Vergunningverlening voor sociale werkplaats en bodemverontreiniging

In deze zaak gaat het om de vergunningverlening door het college van burgemeester en wethouders van Veenendaal aan de naamloze vennootschap "IW4-Beheer N.V." voor een sociale werkplaats op het perceel Transformatorstraat 1 te Veenendaal. De vergunning werd verleend op 3 oktober 2005, maar in de considerans van het besluit werd abusievelijk verwezen naar "IW4-Beheer B.V.". Het besluit is op 7 oktober 2005 ter inzage gelegd. Appellante heeft op 15 november 2005 beroep ingesteld tegen dit besluit, waarbij de gronden zijn aangevuld op 13 december 2005. De zaak is behandeld op 31 augustus 2006, waarbij appellante werd vertegenwoordigd door mr. M.C. Mulder en verweerder door mr. M.V.M. Dickmann en C.A. Vogel.

De Afdeling bestuursrechtspraak van de Raad van State heeft overwogen dat de vergunning slechts kan worden geweigerd in het belang van de bescherming van het milieu, zoals bepaald in artikel 8.10 van de Wet milieubeheer. Appellante heeft tijdens de zitting de grond over de tenaamstelling van de vergunning ingetrokken. De Afdeling heeft vastgesteld dat de voorschriften betreffende een eindsituatieonderzoek in de vergunning onduidelijk zijn en niet voldoen aan het beginsel van rechtszekerheid.

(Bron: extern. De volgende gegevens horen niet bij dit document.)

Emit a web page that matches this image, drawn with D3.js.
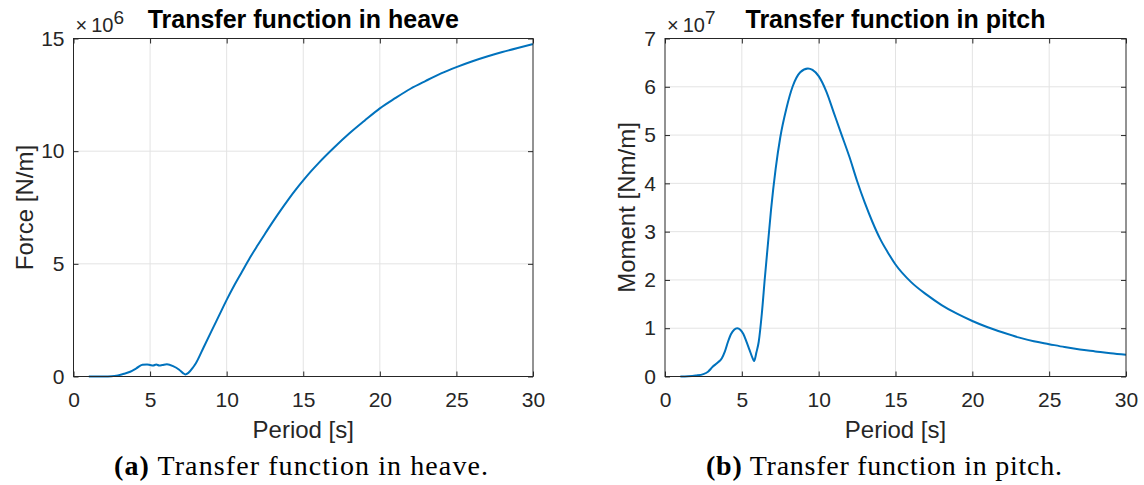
<!DOCTYPE html>
<html>
<head>
<meta charset="utf-8">
<script src="https://cdn.jsdelivr.net/npm/d3@7"></script>
<style>
  body { margin: 0; background: #fff; }
  svg { font-family: "Liberation Sans", Arial, sans-serif; }
  .tick text { fill: #262626; font-size: 21px; }
  .tick line { stroke: #262626; }
  .domain { stroke: none; }
  .grid line { stroke: #e3e3e3; stroke-width: 1; }
</style>
</head>
<body>
<svg width="1144" height="485"></svg>
<script>
// heave: period [s] vs force [N/m] (x1e6)
const heavePeriod = [1, 2, 2.5, 2.9, 3.3, 3.7, 4.1, 4.5, 4.8, 5.0, 5.2, 5.4, 5.6, 5.8, 6.1, 6.5, 6.9, 7.15, 7.3, 7.5, 7.8, 8.0, 8.5, 9, 9.5, 10, 10.5, 11, 11.5, 12, 12.5, 13, 13.5, 14, 14.5, 15, 15.5, 16, 17, 18, 19, 20, 21, 22, 23, 24, 25, 26, 27, 28, 29, 30];
const heaveForce  = [0, 0, 0.01, 0.05, 0.12, 0.21, 0.36, 0.52, 0.53, 0.51, 0.49, 0.53, 0.49, 0.51, 0.54, 0.46, 0.3, 0.15, 0.09, 0.16, 0.4, 0.6, 1.3, 2.0, 2.7, 3.4, 4.05, 4.65, 5.25, 5.8, 6.33, 6.85, 7.35, 7.83, 8.28, 8.7, 9.1, 9.47, 10.15, 10.78, 11.35, 11.9, 12.35, 12.77, 13.12, 13.45, 13.73, 13.98, 14.2, 14.4, 14.58, 14.75];

// pitch: period [s] vs moment [Nm/m] (x1e7)
const pitchPeriod = [1, 1.5, 2, 2.5, 2.8, 3.1, 3.4, 3.7, 3.9, 4.1, 4.3, 4.5, 4.7, 4.9, 5.1, 5.3, 5.5, 5.7, 5.8, 5.95, 6.1, 6.3, 6.5, 6.7, 6.9, 7.2, 7.5, 7.9, 8.3, 8.8, 9.3, 9.6, 10, 10.5, 11, 11.5, 12, 12.5, 13, 13.5, 14, 14.5, 15, 16, 17, 18, 19, 20, 21, 22, 23, 24, 25, 26, 27, 28, 29, 30];
const pitchMoment = [0, 0.005, 0.02, 0.05, 0.1, 0.2, 0.28, 0.38, 0.52, 0.72, 0.88, 0.97, 1.0, 0.97, 0.88, 0.72, 0.55, 0.38, 0.32, 0.5, 0.72, 1.3, 2.05, 2.75, 3.45, 4.3, 4.95, 5.55, 6.0, 6.3, 6.38, 6.35, 6.22, 5.9, 5.45, 5.0, 4.55, 4.05, 3.6, 3.2, 2.85, 2.57, 2.32, 1.96, 1.7, 1.48, 1.3, 1.15, 1.02, 0.91, 0.81, 0.73, 0.67, 0.61, 0.56, 0.52, 0.48, 0.45];

const xTicks = [0, 5, 10, 15, 20, 25, 30];
const heaveTicks = [0, 5, 10, 15];
const pitchTicks = [0, 1, 2, 3, 4, 5, 6, 7];

const svg = d3.select("svg");

function drawPanel(o) {
  const g = svg.append("g");
  const x = d3.scaleLinear().domain([0, 30]).range([o.left, o.right]);
  const y = d3.scaleLinear().domain([0, o.ymax]).range([o.bottom, o.top]);
  const cx = (o.left + o.right) / 2;

  // grid
  const grid = g.append("g").attr("class", "grid");
  grid.selectAll(".vx").data(xTicks.slice(1, -1)).enter().append("line")
    .attr("x1", d => x(d)).attr("x2", d => x(d))
    .attr("y1", o.top).attr("y2", o.bottom);
  grid.selectAll(".hy").data(o.yTicks.slice(1, -1)).enter().append("line")
    .attr("y1", d => y(d)).attr("y2", d => y(d))
    .attr("x1", o.left).attr("x2", o.right);

  // curve
  const line = d3.line()
    .x((d, i) => x(o.xs[i]))
    .y(d => y(d))
    .curve(d3.curveMonotoneX);
  g.append("path").datum(o.ys)
    .attr("d", line)
    .attr("fill", "none")
    .attr("stroke", "#0072BD")
    .attr("stroke-width", 2);

  // axes, ticks inside like matlab
  const fmt = d3.format("d");
  const xb = g.append("g").attr("transform", `translate(0,${o.bottom})`)
    .call(d3.axisBottom(x).tickValues(xTicks).tickSize(-5).tickPadding(23).tickFormat(fmt));
  xb.selectAll("text").attr("dy", "0.35em");
  g.append("g").attr("transform", `translate(0,${o.top})`)
    .call(d3.axisTop(x).tickValues(xTicks).tickSize(-5).tickFormat(""));
  g.append("g").attr("transform", `translate(${o.left},0)`)
    .call(d3.axisLeft(y).tickValues(o.yTicks).tickSize(-5).tickPadding(9).tickFormat(fmt));
  g.append("g").attr("transform", `translate(${o.right},0)`)
    .call(d3.axisRight(y).tickValues(o.yTicks).tickSize(-5).tickFormat(""));

  g.append("rect")
    .attr("x", o.left).attr("y", o.top)
    .attr("width", o.right - o.left).attr("height", o.bottom - o.top)
    .attr("fill", "none").attr("stroke", "#262626").attr("stroke-width", 1);

  // exponent
  const ex = g.append("text").attr("x", o.left + 2).attr("y", 32)
    .attr("fill", "#262626").style("font-size", "20px");
  ex.append("tspan").text("\u00d7");
  ex.append("tspan").attr("dx", 4).text("10");
  ex.append("tspan").attr("dy", -8).style("font-size", "19px").text(o.exp);

  // title
  g.append("text").attr("x", cx).attr("y", 28)
    .attr("text-anchor", "middle").attr("font-weight", "bold")
    .style("font-size", "25px").attr("fill", "#000").text(o.title);

  // axis labels
  g.append("text").attr("x", cx).attr("y", 438)
    .attr("text-anchor", "middle").style("font-size", "24px").attr("fill", "#262626")
    .text("Period [s]");
  g.append("text")
    .attr("transform", `translate(${o.ylabX},${(o.top + o.bottom) / 2}) rotate(-90)`)
    .attr("text-anchor", "middle").style("font-size", "24px").attr("fill", "#262626")
    .text(o.ylabel);

  // caption
  const cap = g.append("text").attr("x", o.capX).attr("y", 475)
    .attr("text-anchor", "middle").style("font-family", "'Liberation Serif', serif")
    .style("font-size", "28px").attr("fill", "#000")
    .attr("textLength", o.capW).attr("lengthAdjust", "spacing");
  cap.append("tspan").attr("font-weight", "bold").text(o.capTag);
  cap.append("tspan").text(" " + o.caption);
}

drawPanel({
  left: 73.5, right: 533, top: 38.5, bottom: 376.5, ymax: 15,
  xs: heavePeriod, ys: heaveForce, yTicks: heaveTicks, exp: "6",
  title: "Transfer function in heave",
  ylabel: "Force [N/m]", ylabX: 33,
  capTag: "(a)", caption: "Transfer function in heave.", capX: 301, capW: 374
});
drawPanel({
  left: 665, right: 1126, top: 38.5, bottom: 376.5, ymax: 7,
  xs: pitchPeriod, ys: pitchMoment, yTicks: pitchTicks, exp: "7",
  title: "Transfer function in pitch",
  ylabel: "Moment [Nm/m]", ylabX: 635,
  capTag: "(b)", caption: "Transfer function in pitch.", capX: 884, capW: 356
});
</script>
</body>
</html>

Dit heeft geleid tot de conclusie dat het bestreden besluit op dit punt moet worden vernietigd.

De Afdeling heeft het beroep gegrond verklaard en het besluit van het college van burgemeester en wethouders van Veenendaal vernietigd voor zover het de voorschriften 8.2.1, 8.2.2, 8.2.3 en 8.2.4 betreft. Tevens is verweerder veroordeeld tot vergoeding van de proceskosten van appellante en het griffierecht. De uitspraak is gedaan in naam der Koningin op 27 september 2006.

Uitspraak

200509471/1.
Datum uitspraak: 27 september 2006
AFDELING
BESTUURSRECHTSPRAAK
Uitspraak in het geding tussen:
de naamloze vennootschap "IW4-Beheer N.V.", gevestigd te Veenendaal,
appellante,
en
het college van burgemeester en wethouders van Veenendaal,
verweerder.
1.    Procesverloop
Bij besluit van 3 oktober 2005 heeft verweerder aan de naamloze vennootschap "IW4-Beheer N.V.", in de considerans van het bestreden besluit abusievelijk aangeduid als de besloten vennootschap met beperkte aansprakelijkheid "IW4-Beheer B.V.", een vergunning als bedoeld in artikel 8.4, eerste lid, van de Wet milieubeheer verleend voor een sociale werkplaats op het perceel Transformatorstraat 1 te Veenendaal. Dit besluit is op 7 oktober 2005 ter inzage gelegd.
Tegen dit besluit heeft appellante bij brief van 15 november 2005, bij de Raad van State ingekomen op dezelfde dag, beroep ingesteld. De gronden zijn aangevuld bij brief van 13 december 2005.
Bij ongedateerde brief heeft verweerder een verweerschrift ingediend.
Na afloop van het vooronderzoek zijn nadere stukken ontvangen van appellante. Deze zijn aan de andere partij toegezonden.
De Afdeling heeft de zaak ter zitting behandeld op 31 augustus 2006, waar appellante, vertegenwoordigd door mr. M.C. Mulder, advocaat te Arnhem, en verweerder, vertegenwoordigd door mr. M.V.M. Dickmann en C.A. Vogel, ambtenaren van de gemeente, zijn verschenen.
2.    Overwegingen
2.1.    Op 1 juli 2005 zijn de Wet uniforme openbare voorbereidingsprocedure Awb en de Aanpassingswet uniforme openbare voorbereidingsprocedure Awb in werking getreden. Uit het daarbij behorende overgangsrecht volgt dat het recht zoals dat gold vóór de inwerkingtreding van deze wetten, op dit geding van toepassing blijft.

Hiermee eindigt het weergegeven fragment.